Slow economic growth because of contraction in new investments by the private sector and
the financial crisis in the Euro zone combined with drop in exports and weak rupee has
resulted in a sharp decline in foreign direct investment flows in India. Its appeal as an
investment destination has been adversely affected by the failure of government to take
appropriate steps and policy paralysis along with the uncertainty in the global environment (Rangarajan, 2012). Due to the sharp rise in interest rates and higher borrowing costs, the
investment growth rate declined to 5.8% in 2013 against the double digit figures of the
previous years. The financial savings rate also registered a decline on account of decline in
private savings due to inflationary pressure.
In this backdrop, many of the Indian stalwart companies are witnessing financial turmoil.
The root cause in most of the cases was use of high financial leverage and the cash crunches.
Primarily due to tax advantages, issuing debt is preferred to raising equity. Further,
incorporating debt into the capital structure provides benefits, including access to attractively
priced capital, a reduction in cost of capital and an efficient leverage of the balance sheet.
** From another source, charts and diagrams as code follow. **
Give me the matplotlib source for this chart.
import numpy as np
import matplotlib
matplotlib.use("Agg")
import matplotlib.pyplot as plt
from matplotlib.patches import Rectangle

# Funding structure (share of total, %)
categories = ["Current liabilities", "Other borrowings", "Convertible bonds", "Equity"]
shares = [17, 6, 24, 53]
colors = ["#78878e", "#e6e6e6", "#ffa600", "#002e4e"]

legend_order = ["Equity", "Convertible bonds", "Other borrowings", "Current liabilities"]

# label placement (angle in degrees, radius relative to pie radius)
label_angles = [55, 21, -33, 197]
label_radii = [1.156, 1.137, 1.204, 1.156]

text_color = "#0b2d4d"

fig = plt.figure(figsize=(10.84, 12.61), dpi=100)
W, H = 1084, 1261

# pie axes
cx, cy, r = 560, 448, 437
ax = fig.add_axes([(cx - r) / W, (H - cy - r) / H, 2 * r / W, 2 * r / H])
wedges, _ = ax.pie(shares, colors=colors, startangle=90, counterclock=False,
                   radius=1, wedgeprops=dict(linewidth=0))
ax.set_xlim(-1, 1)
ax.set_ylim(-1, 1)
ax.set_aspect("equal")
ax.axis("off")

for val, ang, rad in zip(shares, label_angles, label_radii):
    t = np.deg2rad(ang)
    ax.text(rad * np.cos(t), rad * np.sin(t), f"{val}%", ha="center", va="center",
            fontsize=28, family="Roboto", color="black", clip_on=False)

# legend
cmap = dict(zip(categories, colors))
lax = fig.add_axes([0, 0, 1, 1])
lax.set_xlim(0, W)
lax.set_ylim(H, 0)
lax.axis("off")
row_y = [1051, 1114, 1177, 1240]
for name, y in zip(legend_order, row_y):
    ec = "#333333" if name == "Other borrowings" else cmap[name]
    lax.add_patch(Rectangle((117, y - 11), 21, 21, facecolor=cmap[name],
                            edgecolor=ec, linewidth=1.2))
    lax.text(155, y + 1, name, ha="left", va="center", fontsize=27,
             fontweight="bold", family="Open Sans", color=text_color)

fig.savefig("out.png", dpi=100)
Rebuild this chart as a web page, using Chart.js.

For instance, Bharati Airtel acquired huge debt burden to fund its giant buyouts overseas1
(The Economic Times, 2012). Studies show that firms with high levels of debt earned low
returns during the financial crisis (Meier et al., 2013). It is advisable to use debt financing
when rate of return ‘r’ is higher than cost of capital ‘k’ (Brealey and Myers, 2008), as
increased use of financial leverage concentrates the company’s business risk on its shareholders
(Brigham and Ehrhardt, 2012). For example, Kingfisher Airlines’ inability to service its debt
led to its closure (Saha, 2013). It had an estimated debt burden of more than 7,000 cr in
2011 (Kingfisher Airlines Limited Annual Report 2010-11). To avoid the crisis, many companies
attempt to keep its debt burden to sustainable ranges as was practiced by highly leveraged
firm DLF and Parsvnath Developers Ltd. in 2012 (The Economic Times, 2012; DLF Building
India Annual report 2011-12; and Parsvnath Developers Ltd. Annual Report, 2011-12).